Charlwood and Horley Act 1974


The Charlwood and Horley Act 1974 was an Act of the Parliament of the United Kingdom that amended the Local Government Act 1972 to move the villages of Charlwood and Horley from West Sussex to Surrey.
The 1972 Act had provided for the transfer of Gatwick Airport and the parishes of Charlwood and Horley from Surrey to West Sussex. The transfer was opposed by Surrey County Council, Dorking and Horley Rural District Council and Charlwood and Horley Parish Councils. Arguments against the transfer included the loss of expertise built up by the Surrey local authorities on airport management and planning, loss of territories to school catchment areas and remote administration from Chichester.
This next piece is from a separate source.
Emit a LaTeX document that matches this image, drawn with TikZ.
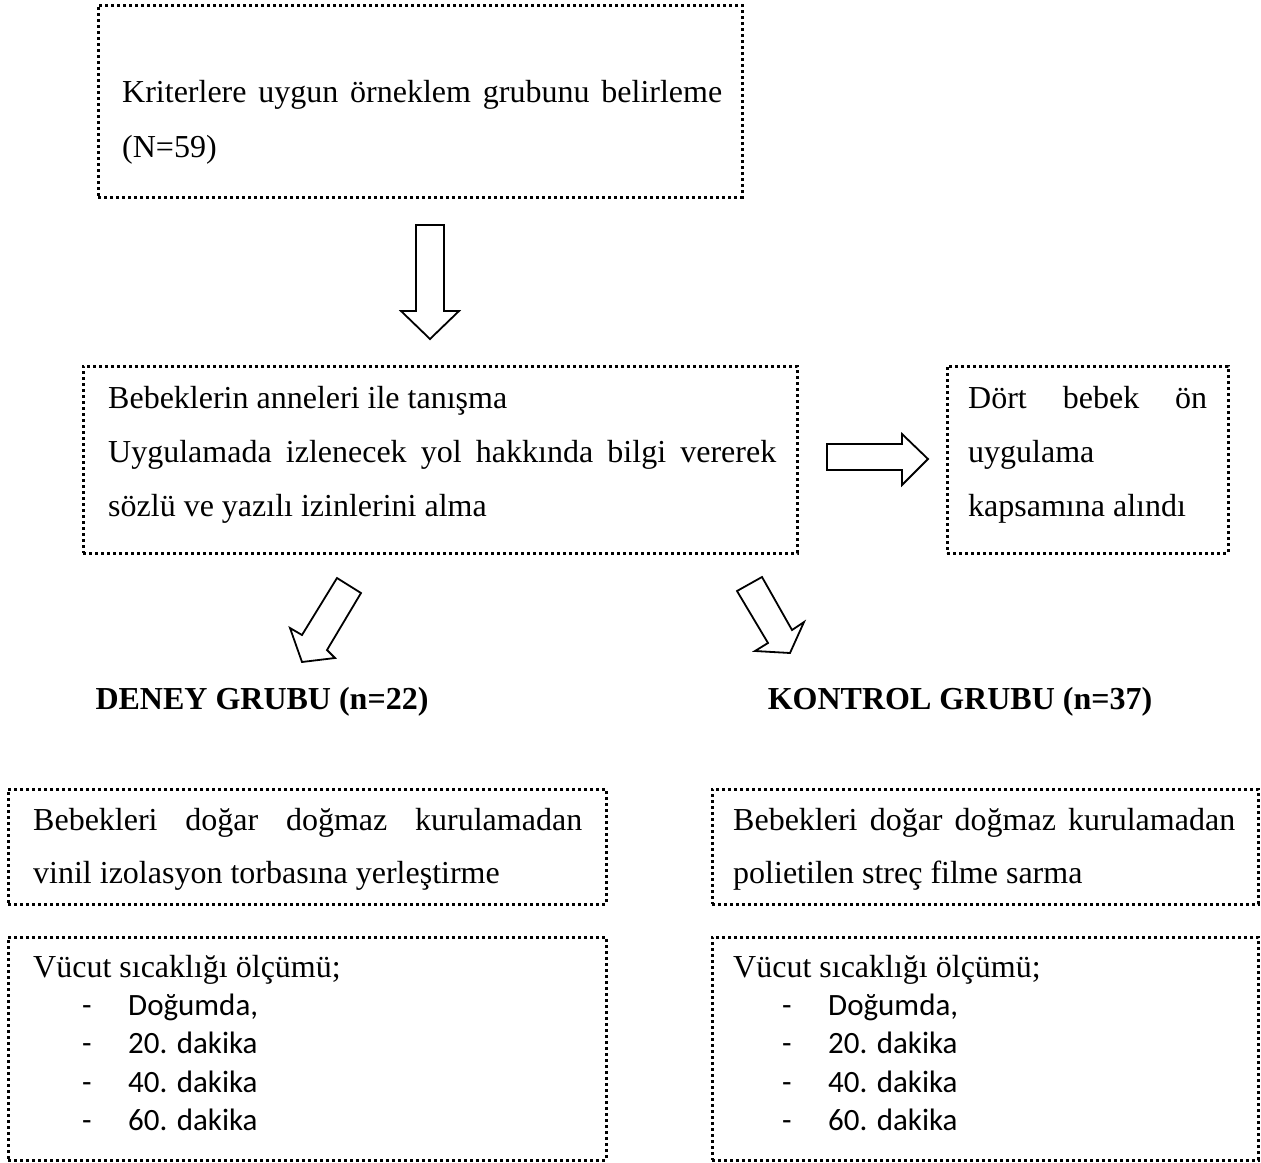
\documentclass[tikz,border=0pt]{standalone}
\usepackage{fontspec}
\setmainfont{Liberation Serif}
\newfontfamily\calibrifont{Carlito}
\begin{document}
\begin{tikzpicture}[x=1pt,y=-1pt,
  dotbox/.style={draw, line width=3pt, dash pattern=on 3pt off 3pt, inner sep=0pt, outer sep=0pt, anchor=north west},
  txt/.style={inner sep=0pt, anchor=base west, font=\fontsize{32}{40}\selectfont},
  hd/.style={inner sep=0pt, anchor=base, font=\fontsize{32}{40}\selectfont\bfseries},
  item/.style={inner sep=0pt, anchor=base west, font=\calibrifont\fontsize{31}{36}\selectfont},
  blk/.style={draw, line width=1.8pt, fill=white, line join=miter}]
\useasboundingbox (0,0) rectangle (1261,1162);

% boxes
\node[dotbox, minimum width=644pt, minimum height=192pt] (kriter) at (98,5) {};
\node[dotbox, minimum width=714pt, minimum height=187pt] (tanis) at (83,366) {};
\node[dotbox, minimum width=281pt, minimum height=187pt] (dort) at (947,366) {};
\node[dotbox, minimum width=598pt, minimum height=115pt] (deneyA) at (8,789) {};
\node[dotbox, minimum width=546pt, minimum height=115pt] (kontA) at (712,789) {};
\node[dotbox, minimum width=598pt, minimum height=223pt] (deneyB) at (8,937) {};
\node[dotbox, minimum width=546pt, minimum height=223pt] (kontB) at (712,937) {};

% block arrows
\draw[blk] (416,225) -- (444,225) -- (444,311) -- (459,311) -- (430,339) -- (401,311) -- (416,311) -- cycle;
\draw[blk] (827,444) -- (902,444) -- (902,434) -- (928,459) -- (902,485) -- (902,470) -- (827,470) -- cycle;
\draw[blk] (337,578) -- (361,593) -- (327,650) -- (335,658) -- (302,662) -- (290,628) -- (302,635) -- cycle;
\draw[blk] (762,577) -- (737,591) -- (768,643) -- (755,651) -- (790,653) -- (804,622) -- (792,630) -- cycle;

% texts
\node[txt] (k1) at (122,102) {\makebox[600pt][s]{Kriterlere uygun örneklem grubunu belirleme}};
\node[txt] (k2) at (122,157) {(N=59)};

\node[txt] (t1) at (108,408) {Bebeklerin anneleri ile tanışma};
\node[txt] (t2) at (108,462) {\makebox[668pt][s]{Uygulamada izlenecek yol hakkında bilgi vererek}};
\node[txt] (t3) at (108,516) {sözlü ve yazılı izinlerini alma};

\node[txt] (d1) at (968,408) {\makebox[239pt][s]{Dört bebek ön}};
\node[txt] (d2) at (968,462) {uygulama};
\node[txt] (d3) at (968,516) {kapsamına alındı};

\node[hd] (deneyL) at (262,709) {DENEY GRUBU (n=22)};
\node[hd] (kontL) at (960,709) {KONTROL GRUBU (n=37)};

\node[txt] (a1) at (33,830) {\makebox[549pt][s]{Bebekleri doğar doğmaz kurulamadan}};
\node[txt] (a2) at (33,883) {vinil izolasyon torbasına yerleştirme};
\node[txt] (b1) at (733,830) {\makebox[502pt][s]{Bebekleri doğar doğmaz kurulamadan}};
\node[txt] (b2) at (733,883) {polietilen streç filme sarma};

\node[txt] (v1) at (33,977) {Vücut sıcaklığı ölçümü;};
\node[txt] (v2) at (733,977) {Vücut sıcaklığı ölçümü;};
\foreach \y/\t [count=\i] in {1015/{Doğumda,},1053/{20. dakika},1092/{40. dakika},1130/{60. dakika}}{
  \node[item] (ld\i) at (82,\y) {-};
  \node[item] (li\i) at (128,\y) {\t};
  \node[item] (rd\i) at (782,\y) {-};
  \node[item] (ri\i) at (828,\y) {\t};
}
\end{tikzpicture}
\end{document}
It was also suggested that the areas were likely to be administered as part of Crawley New Town, with which they had no linkage. On 5 December 1971 a demonstration by 1,500 residents disrupted traffic on the main London to Brighton road at the proposed boundary.
On 27 January 1972, Michael Heseltine, Under-Secretary of State for the Environment, stated that the transfer of the airport would go ahead, but that the question of whether the two villages would remain in Surrey was not finally decided. Surrey County Council's proposed amendments to keep Gatwick within the county were rejected by the House of Commons in July 1972, but the council decided to take its case to the House of Lords.
On 17 October 1973, it was announced that the Government would be holding negotiations about the Surrey/West Sussex boundary. The Charlwood and Horley Bill was introduced to Parliament on 31 October 1973. It passed all stages on the last day of the parliamentary session and received royal assent on 8 February 1974.
From 1 April 1974 there was a realignment of civil parish boundaries, and a new parish was created:
The portion included in West Sussex became part of the unparished area of Crawley district.